REQUEST
The line containing "line=dict(color=c, dash=d, width=w), showlegend=False))" marks the end: extract everything from the first line of the data through that line, exactly, with no pictures.

DATA SHOWN
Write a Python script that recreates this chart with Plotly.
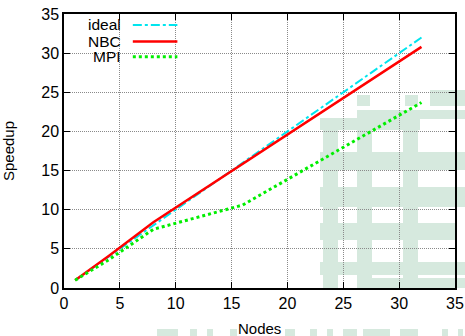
import plotly.graph_objects as go

nodes = [1, 2, 4, 8, 16, 32]
ideal = [1, 2, 4, 8, 16, 32]
nbc = [1, 2.0, 4.1, 8.4, 15.9, 30.8]
mpi = [1, 1.9, 3.6, 7.5, 10.6, 23.7]

names = ["ideal", "NBC", "MPI"]
colors = ["#00e5ee", "#ff0000", "#00ee00"]
dashes = ["dashdot", "solid", "dot"]
widths = [2, 2.5, 3]
series = [ideal, nbc, mpi]

FONT = "Liberation Sans"
W, H = 465, 336
ML, MR, MT, MB = 64, 10, 14, 48
PW, PH = W - ML - MR, H - MT - MB

fig = go.Figure()
for n, ys, c, d, w in zip(names, series, colors, dashes, widths):
    fig.add_trace(go.Scatter(x=nodes, y=ys, mode="lines", name=n,
                             line=dict(color=c, dash=d, width=w), showlegend=False))

# faint background watermark blocks (decoration), given in page pixels
WM = "#d6e9de"
wm_rects = [
    (357, 370, 95, 106), (405, 418, 95, 106), (430, 465, 90, 106),
    (357, 465, 110, 119), (320, 420, 118, 130),
    (323, 338, 118, 288), (357, 372, 118, 288), (403, 418, 118, 288),
    (320, 465, 152, 170), (320, 465, 187, 207), (320, 455, 223, 240),
    (320, 465, 262, 275), (357, 465, 278, 288),
    (157, 178, 329, 336), (190, 197, 329, 336), (207, 213, 329, 336), (230, 237, 329, 336),
    (285, 295, 329, 336), (310, 317, 329, 336), (327, 333, 329, 336), (343, 357, 329, 336),
    (363, 390, 329, 336), (400, 418, 329, 336), (442, 448, 329, 336), (458, 463, 329, 336),
]
for x0, x1, y0, y1 in wm_rects:
    fig.add_shape(type="rect", xref="paper", yref="paper", layer="below",
                  x0=(x0 - ML) / PW, x1=(x1 - ML) / PW,
                  y0=(MT + PH - y1) / PH, y1=(MT + PH - y0) / PH,
                  line=dict(width=0), fillcolor=WM)

# gnuplot-style legend: label right-aligned, sample to the right
leg_y = [0.96, 0.90, 0.844]
for n, c, d, w, yy in zip(names, colors, dashes, widths, leg_y):
    fig.add_annotation(xref="paper", yref="paper", x=0.148, y=yy, xanchor="right", yanchor="middle",
                       text=n, showarrow=False, borderpad=0,
                       font=dict(size=15.5, color="black", family=FONT))
    fig.add_shape(type="line", xref="paper", yref="paper", x0=0.176, x1=0.29, y0=yy, y1=yy,
                  line=dict(color=c, dash=d, width=w))

# axis titles
fig.add_annotation(xref="paper", yref="paper", x=0.5, y=0, yshift=-40, xanchor="center", yanchor="middle",
                   text="Nodes", showarrow=False, font=dict(size=15, color="black", family=FONT))
fig.add_annotation(xref="paper", yref="paper", x=0, y=0.5, xshift=-56, xanchor="center", yanchor="middle",
                   text="Speedup", textangle=-90, showarrow=False, font=dict(size=15, color="black", family=FONT))

axis_common = dict(showline=True, linecolor="black", linewidth=1.5, mirror="ticks",
                   ticks="inside", ticklen=6, tickcolor="black", automargin=False,
                   showgrid=True, gridcolor="#8a8a8a", griddash="1px,1px", gridwidth=1,
                   zeroline=False, dtick=5, tickfont=dict(size=16, color="black", family=FONT))

fig.update_xaxes(range=[0, 35], **axis_common)
fig.update_yaxes(range=[0, 35], **axis_common)

fig.update_layout(width=W, height=H, margin=dict(l=ML, r=MR, t=MT, b=MB),
                  plot_bgcolor="rgba(0,0,0,0)", paper_bgcolor="white",
                  font=dict(family=FONT, color="black"))

fig.write_html("out.html")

WRITTEN SOLUTION
Write a Python script that recreates this chart with Plotly.
import plotly.graph_objects as go

nodes = [1, 2, 4, 8, 16, 32]
ideal = [1, 2, 4, 8, 16, 32]
nbc = [1, 2.0, 4.1, 8.4, 15.9, 30.8]
mpi = [1, 1.9, 3.6, 7.5, 10.6, 23.7]

names = ["ideal", "NBC", "MPI"]
colors = ["#00e5ee", "#ff0000", "#00ee00"]
dashes = ["dashdot", "solid", "dot"]
widths = [2, 2.5, 3]
series = [ideal, nbc, mpi]

FONT = "Liberation Sans"
W, H = 465, 336
ML, MR, MT, MB = 64, 10, 14, 48
PW, PH = W - ML - MR, H - MT - MB

fig = go.Figure()
for n, ys, c, d, w in zip(names, series, colors, dashes, widths):
    fig.add_trace(go.Scatter(x=nodes, y=ys, mode="lines", name=n,
                             line=dict(color=c, dash=d, width=w), showlegend=False))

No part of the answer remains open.